# START OF Data provided
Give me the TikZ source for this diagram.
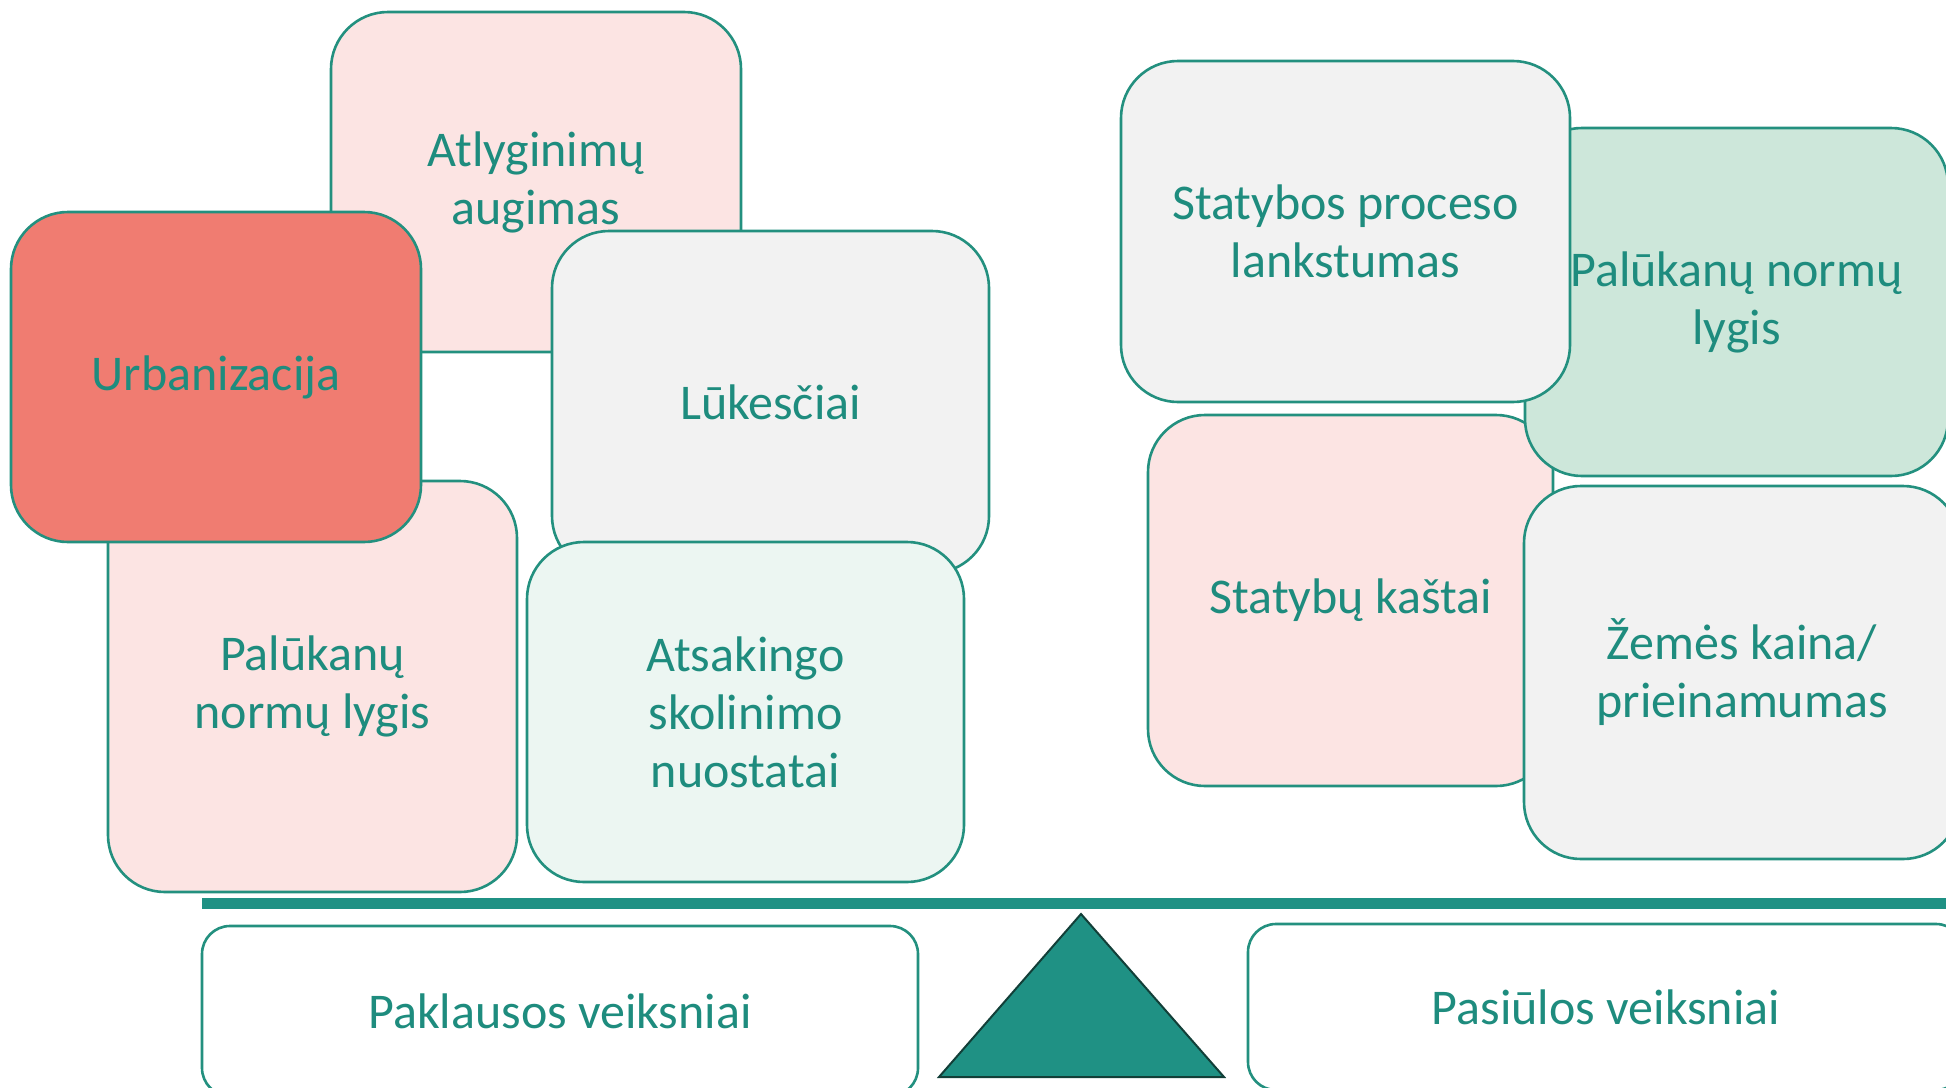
\documentclass[tikz,border=0pt]{standalone}
\usepackage{fontspec}
\setmainfont{Carlito}
\begin{document}
\begin{tikzpicture}[x=1pt,y=-1pt,
  card/.style={draw=edge, line width=2.6pt, rounded corners=57pt, align=center,
    inner sep=0pt, text=ink, font=\fontsize{50}{58}\selectfont},
  tag/.style={card, rounded corners=28pt, fill=white}]
\definecolor{edge}{HTML}{23907F}
\definecolor{ink}{HTML}{1E8C7E}
\definecolor{teal}{HTML}{1F9184}
\definecolor{rose}{HTML}{FCE4E3}
\definecolor{salmon}{HTML}{F07C71}
\definecolor{pale}{HTML}{F2F2F2}
\definecolor{mint}{HTML}{ECF6F2}
\definecolor{sage}{HTML}{CDE7DA}
\definecolor{shade}{HTML}{123F38}
\useasboundingbox (0,0) rectangle (1946,1087);
\clip (0,0) rectangle (1946,1087);

% demand side
\node[card, fill=rose, minimum width=410pt, minimum height=340pt] (atl) at (536,182) {Atlyginimų\\augimas};
\node[card, fill=rose, minimum width=409pt, minimum height=411pt] (pal1) at (312.5,686.5) {Palūkanų\\normų lygis};
\node[card, fill=salmon, minimum width=410pt, minimum height=330pt] (urb) at (216,377) {Urbanizacija};
\node[card, fill=pale, minimum width=437pt, minimum height=342pt] (luk) at (770.5,402) {Lūkesčiai};
\node[card, fill=mint, minimum width=437pt, minimum height=340pt] (ats) at (745.5,712) {Atsakingo\\skolinimo\\nuostatai};

% supply side
\node[card, fill=rose, minimum width=405pt, minimum height=371pt] (stk) at (1350.5,600.5) {Statybų kaštai};
\node[card, fill=sage, minimum width=423pt, minimum height=348pt] (pal2) at (1736.5,302) {Palūkanų normų\\lygis};
\node[card, fill=pale, minimum width=449pt, minimum height=341pt] (stp) at (1345.5,231.5) {Statybos proceso\\lankstumas};
\node[card, fill=pale, minimum width=436pt, minimum height=373pt] (zem) at (1742,672.5) {Žemės kaina/\\prieinamumas};

% balance beam and pivot
\fill[teal] (202,898) rectangle (1960,909);
\coordinate (apex) at (1081,914);
\coordinate (bl) at (939,1077);
\coordinate (br) at (1224,1077);
\filldraw[fill=teal, draw=shade, line width=2pt, line join=miter] (apex) -- (br) -- (bl) -- cycle;

% side labels
\node[tag, minimum width=716pt, minimum height=170pt] (dem) at (560,1011) {Paklausos veiksniai};
\node[tag, minimum width=716pt, minimum height=166pt] (sup) at (1606,1007) {Pasiūlos veiksniai};
\end{tikzpicture}
\end{document}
# END OF Data provided
_The exercise_
Extract the full listing above verbatim; pictures are to be left out of the copy.

_Answer for the task_
Give me the TikZ source for this diagram.
\documentclass[tikz,border=0pt]{standalone}
\usepackage{fontspec}
\setmainfont{Carlito}
\begin{document}
\begin{tikzpicture}[x=1pt,y=-1pt,
  card/.style={draw=edge, line width=2.6pt, rounded corners=57pt, align=center,
    inner sep=0pt, text=ink, font=\fontsize{50}{58}\selectfont},
  tag/.style={card, rounded corners=28pt, fill=white}]
\definecolor{edge}{HTML}{23907F}
\definecolor{ink}{HTML}{1E8C7E}
\definecolor{teal}{HTML}{1F9184}
\definecolor{rose}{HTML}{FCE4E3}
\definecolor{salmon}{HTML}{F07C71}
\definecolor{pale}{HTML}{F2F2F2}
\definecolor{mint}{HTML}{ECF6F2}
\definecolor{sage}{HTML}{CDE7DA}
\definecolor{shade}{HTML}{123F38}
\useasboundingbox (0,0) rectangle (1946,1087);
\clip (0,0) rectangle (1946,1087);

% demand side
\node[card, fill=rose, minimum width=410pt, minimum height=340pt] (atl) at (536,182) {Atlyginimų\\augimas};
\node[card, fill=rose, minimum width=409pt, minimum height=411pt] (pal1) at (312.5,686.5) {Palūkanų\\normų lygis};
\node[card, fill=salmon, minimum width=410pt, minimum height=330pt] (urb) at (216,377) {Urbanizacija};
\node[card, fill=pale, minimum width=437pt, minimum height=342pt] (luk) at (770.5,402) {Lūkesčiai};
\node[card, fill=mint, minimum width=437pt, minimum height=340pt] (ats) at (745.5,712) {Atsakingo\\skolinimo\\nuostatai};

% supply side
\node[card, fill=rose, minimum width=405pt, minimum height=371pt] (stk) at (1350.5,600.5) {Statybų kaštai};
\node[card, fill=sage, minimum width=423pt, minimum height=348pt] (pal2) at (1736.5,302) {Palūkanų normų\\lygis};
\node[card, fill=pale, minimum width=449pt, minimum height=341pt] (stp) at (1345.5,231.5) {Statybos proceso\\lankstumas};
\node[card, fill=pale, minimum width=436pt, minimum height=373pt] (zem) at (1742,672.5) {Žemės kaina/\\prieinamumas};

% balance beam and pivot
\fill[teal] (202,898) rectangle (1960,909);
\coordinate (apex) at (1081,914);
\coordinate (bl) at (939,1077);
\coordinate (br) at (1224,1077);
\filldraw[fill=teal, draw=shade, line width=2pt, line join=miter] (apex) -- (br) -- (bl) -- cycle;

% side labels
\node[tag, minimum width=716pt, minimum height=170pt] (dem) at (560,1011) {Paklausos veiksniai};
\node[tag, minimum width=716pt, minimum height=166pt] (sup) at (1606,1007) {Pasiūlos veiksniai};
\end{tikzpicture}
\end{document}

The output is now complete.